■『ナマケモノの不思議な生きる術』 徹底的にトロい (2014.9.19)
あのベスト・セラー『ゾウの時間ネズミの時間』以来、著者・本川達夫さんのファンです。いつもユニークな発想に啓発される。今回の文庫本は、かつて『歌う生物学』(1993年)として刊行されたのを再編集したもの。この『歌う生物学』は、生物学の基礎を著者自作の歌にのせて学ぶそうだ。ちょっと腰が引けてしまう。
本書のタイトルは「ナマケモノ」であるが、テーマは「生物多様性」だろう。多様な生きものの生き方を知り、それぞれの生き方の秘密を探り、それをもとに、生きものの世界観・価値観を理解すること。それを通してわれわれ自身がより広くより豊かな世界観・価値観をもてるようになる、と著者はいう。
ナマケモノはなぜなまけて生きられるのか。徹底的にトロさに徹したのがナマケモノである。それでもちゃんと生物として成功しており、ほかの哺乳類よりもずっと長い寿命をも享受している。進化において新しい系統の祖先となるのは、いつも小さなサイズの動物だった。大きいものは、環境のちょっとした変化には強く安定しているのだが、環境が激変すると、新しい環境に適した新しい種をうみだすことができずに絶滅してしまう。
科学研究への取り組み方に、日本と西欧で違いがあるという論は興味深い。

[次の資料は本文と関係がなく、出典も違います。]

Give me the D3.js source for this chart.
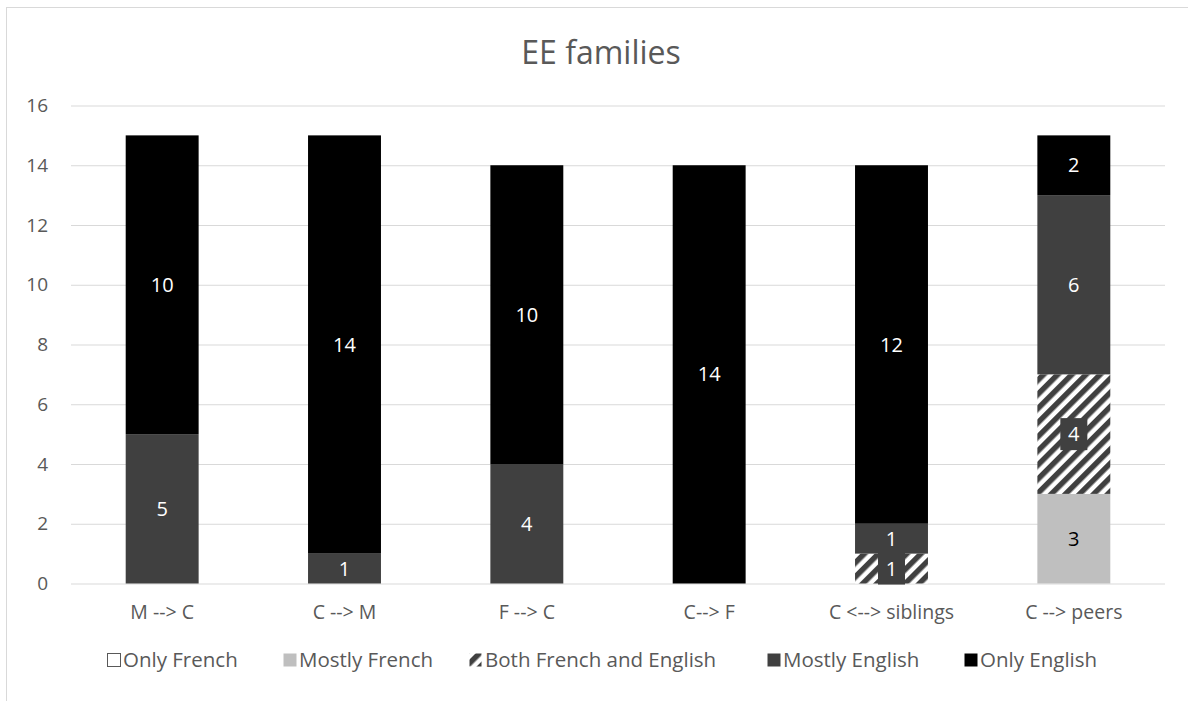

日本人はなるたけ曖昧さのないデータを得ることに熱心で、データがとれたら、あとは事実をして語らしめる。よけいなおしゃべりはしない。それに対し、西洋の科学者にとっては、データとは自分の理論をつくりあげるための材料で、論文では、結果より議論のほうに力が入り、おしゃべりが長くなる。「単に事実を集めても科学にはならない。新しい仮説を提出してはじめて科学となるのだ」というのが西欧の姿勢だ。
日本の科学者には、禅が大きな影響を与えてきたと、著者はいう。禅における悟りとは、日常の普通のことを、おのれの解釈などという雑念を捨てて、くり返ししっかり、やりつづけることにより得られるものだ。だから日本の科学でも、誰がみても正しい事実を求めて、たとえそれが些細な事項であれ、研究しつづけていくのが真理に至る道なのである。
西欧科学の形成にキリスト教のはたした役割は大きい。ニュートンを動かしていたのは、神の栄光と働きを自然の内に見いだそうという情熱だった。万有引力の発見にしても、ただリンゴが落ちたから急に思いついたわけではなく、「神のつくられた万物には神の愛が宿っている。だから物は互いに愛の力により引きあう」というキリスト教的迷信がケプラーに万有引力を思いつかせ、それがニュートンで開花したのである。
日本的発想法が自然科学に新しい息吹を吹きこみ、西欧科学の欠点を正すことができるのではないか、と著者はいう。これから、科学はより複雑で、より絶対の真理に近いものを取り扱うようになっていくと思われるが、そのときは個々の微妙な差異や歴史性を重視しなければならず、多神教的思考の得意とするところとなるのではないか。